I know. My inner skin-flint cringes at the waste. But the truth is a tree will put out more fruit than it can ripen in a season. So I will go along the branches looking for clusters of 3 or more peaches, pears or apples and remove one or two from the cluster so that the remaining fruits get enough light and water and energy from the tree to ripen fully. I hate to do it but when I’ve neglected this task I’ve come away with a crop of apples or pears that never fully ripens and the entire harvest is worthless.
This year I learned an even harder lesson. I only have 2 peach trees. It’s a challenge to grow peaches in Oregon’s cool climate, so some years I get no peaches at all or less than a dozen. But for some reason this year I got a bumper crop. I love peach pie. Lavender peach jam is a big favorite with my whole family. So I didn’t thin the peaches as aggressively as I should and my peach tree broke under the weight of the crop. The whole tree fell over–a complete loss.
And what does this have to do with writing? I’ve learned the hard way that just because a section of my story is good and fun and beautiful doesn’t mean it belongs in the book. My first pass in revising is of course like the first pass in orchard tending–get rid of the rotten. Cut what’s not working. I might need the help of my critique group or editor to recognize what’s not working, but once located it’s not hard to ditch spoiled fruit or lackluster prose. The tricky part is cutting what is beautiful and without fault in the service of the larger story.

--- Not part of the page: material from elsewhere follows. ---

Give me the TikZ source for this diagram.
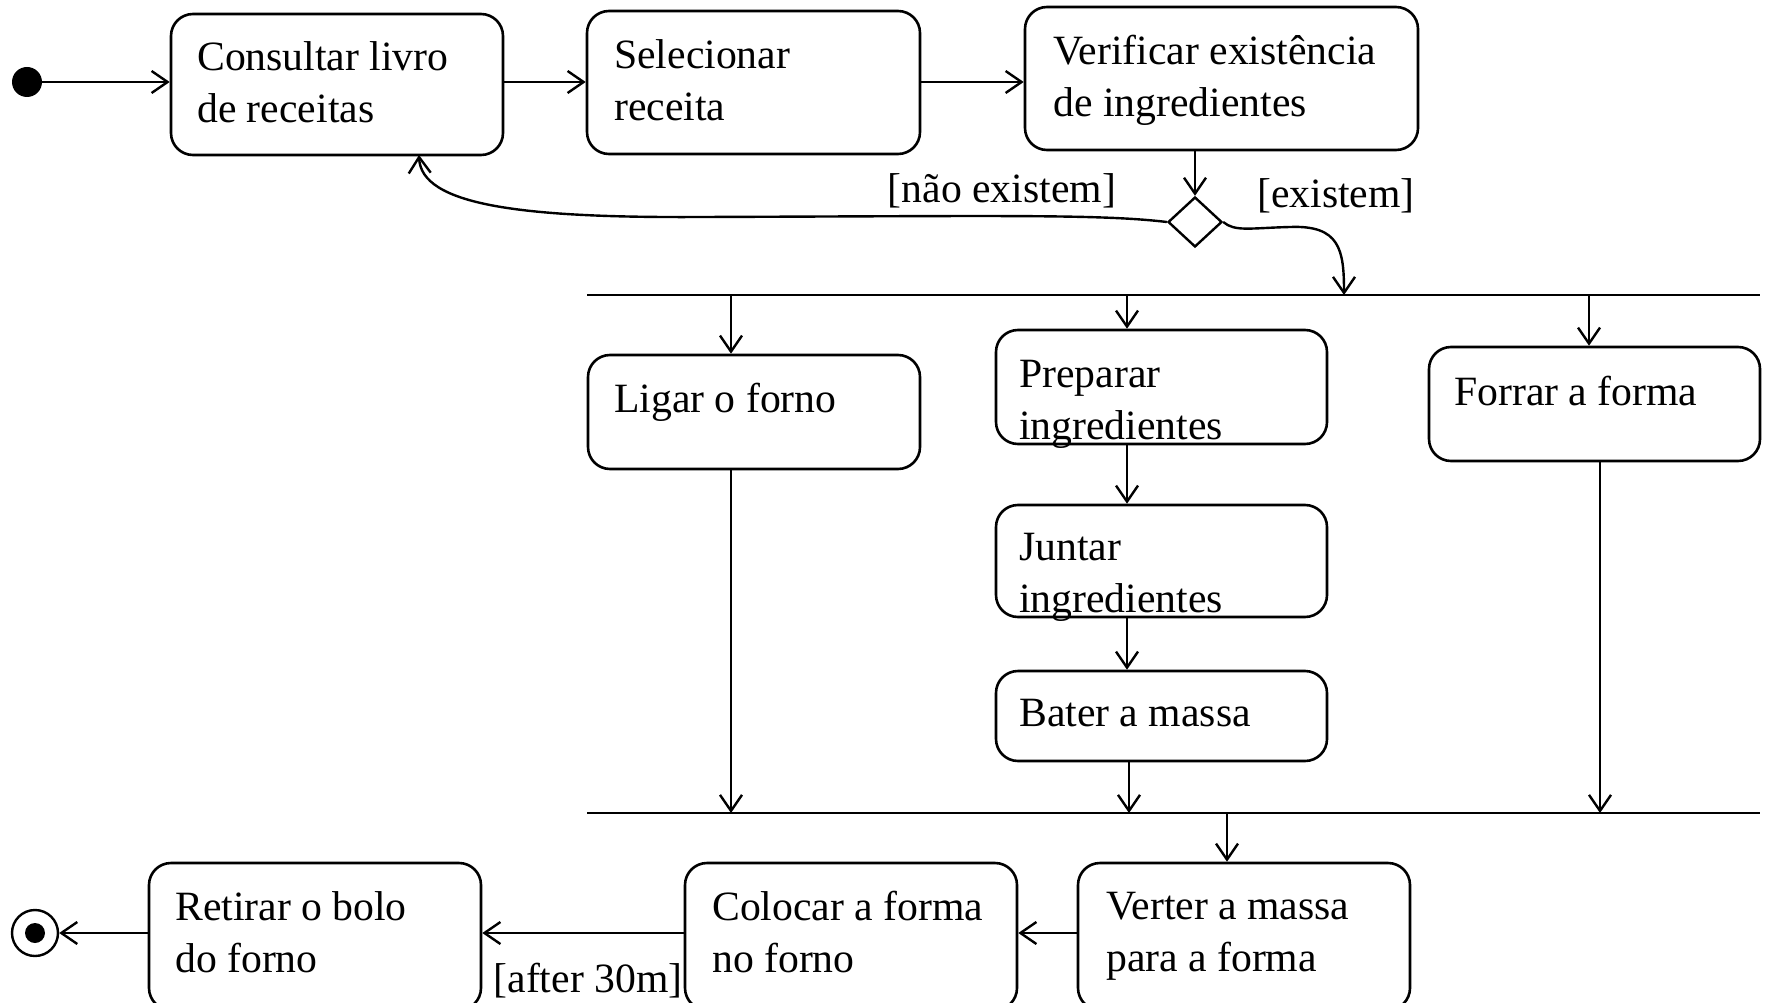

Here’s an example from a story I’m still working on. It had two characters who were too strong to be in the same book. Both characters had and interesting arc and strong emotional pull. The voice of my main character at several points was overwhelmed by this second character. The result was that the book as a whole didn’t work. It was a fallen tree of a story and I didn’t know how to fix it. I pouted about this for a while. But I came to see that there was no way both of those characters would ripen on the same tree. And here is where writing books is better than tending an orchard. I wrote two books–started over with different settings and adjusted premises. I let each character develop without having to compete for reader loyalty in the same book. I’m still in the thick of working out these two stories but with a little luck and a lot of hard work, I hope to have two viable fully-ripened stories instead of one.